The New York Federal Reserve recently released new rules for entities looking to explore its monetary sector to reposition their money market. However, the move has cast doubt over the intention of the USD Coin (USDC) stablecoin issuer, Circle, to continue utilizing the Fed’s money market policies.
New York Fed Adjusts Monetary Guidelines
The New York Fed’s update comprised a revamp of its guidelines to determine the eligibility of counterparties to participate in the Reverse Repurchase Agreements (RRP). Furthermore, the updated rules might hinder the stablecoin issuer from accessing the Fed’s RRP.
It is worth noting that the RRP is a process where the financial regulator sells securities to qualified entities with an agreement to repurchase the assets at their maturity period. According to the New York financial watchdog, evaluating such a system is an extension of an existing business structure.
Moreover, the counterparty is not designed for the sole purpose of participating in the RRP. On Circle’s Reserve Fund, the New York Fed noted that it is a money market under the custody of the asset management firm BlackRock.
In addition, the regulator stated that the Circle Reserve Fund is one of the 2a-7 funds open to Circle and is ineligible under its guidelines.
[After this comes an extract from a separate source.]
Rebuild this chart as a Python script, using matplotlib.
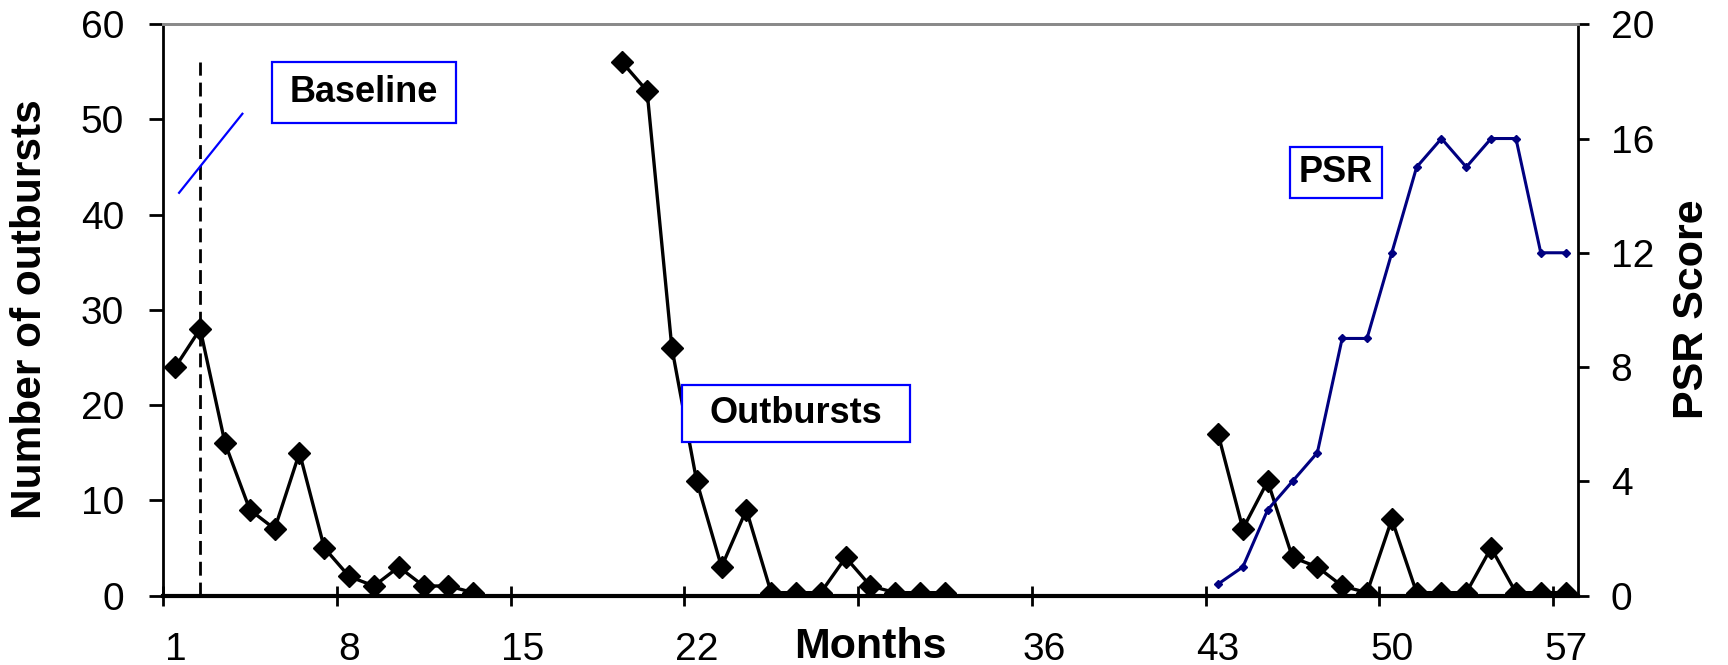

Meanwhile, the 2a-7 money market regulations aim to ensure that the funds are readily available for investors to access at any time.
Apart from this, funds under this category must have at least 10% of their total assets in daily liquid funds and 30% in weekly liquid assets. Additionally, approval of the Fed’s RRP program will allow the stablecoin creator to gain interest on excess funds, which it can invest in low-risk Treasury securities.
According to Raagulan Pathy, Circle’s vice president for the Asia-pacific region, the stablecoin issuer would like to keep its cash reserves with the Fed and leverage the Fed’s payment rail. Pathy revealed in an interview in March that this will allow Circle to stop depending on its traditional finance (TradFi) partners.
Circle Eyes More Banking Partnership
Over the past few weeks, Circle has shifted its focus to getting into strategic partnerships with banks as part of its global move to ensure stability for its asset. Last month, Pathy explained that the move became necessary after USDC’s value depegged from $1 following the collapse of Silicon Valley Bank (SVB), one of the banks where Circle keeps its cash reserves.
March 2023 saw stablecoins face massive uncertainty after the bank crisis involving three crypto-friendly banks and the subsequent order by the US Securities and Exchange Commission (SEC) to Paxos to stop minting its BUSD coins. However, even before the recent regulatory action against Paxos, data between September 2022 and February 2023 showed a massive redemption of stablecoins.
Observers believe that the increasing withdrawals of stablecoins led to the bank runs that affected Signature Bank, Silvegate Bank, and Silicon Valley Bank (SVB). According to the blockchain analytic platform Whale Alert, stablecoins have declined in market capitalization since November 2022.
Meanwhile, Circle began injecting funds into its Reserve Fund initiative last November as part of its plan to mitigate the risks of its asset to holders.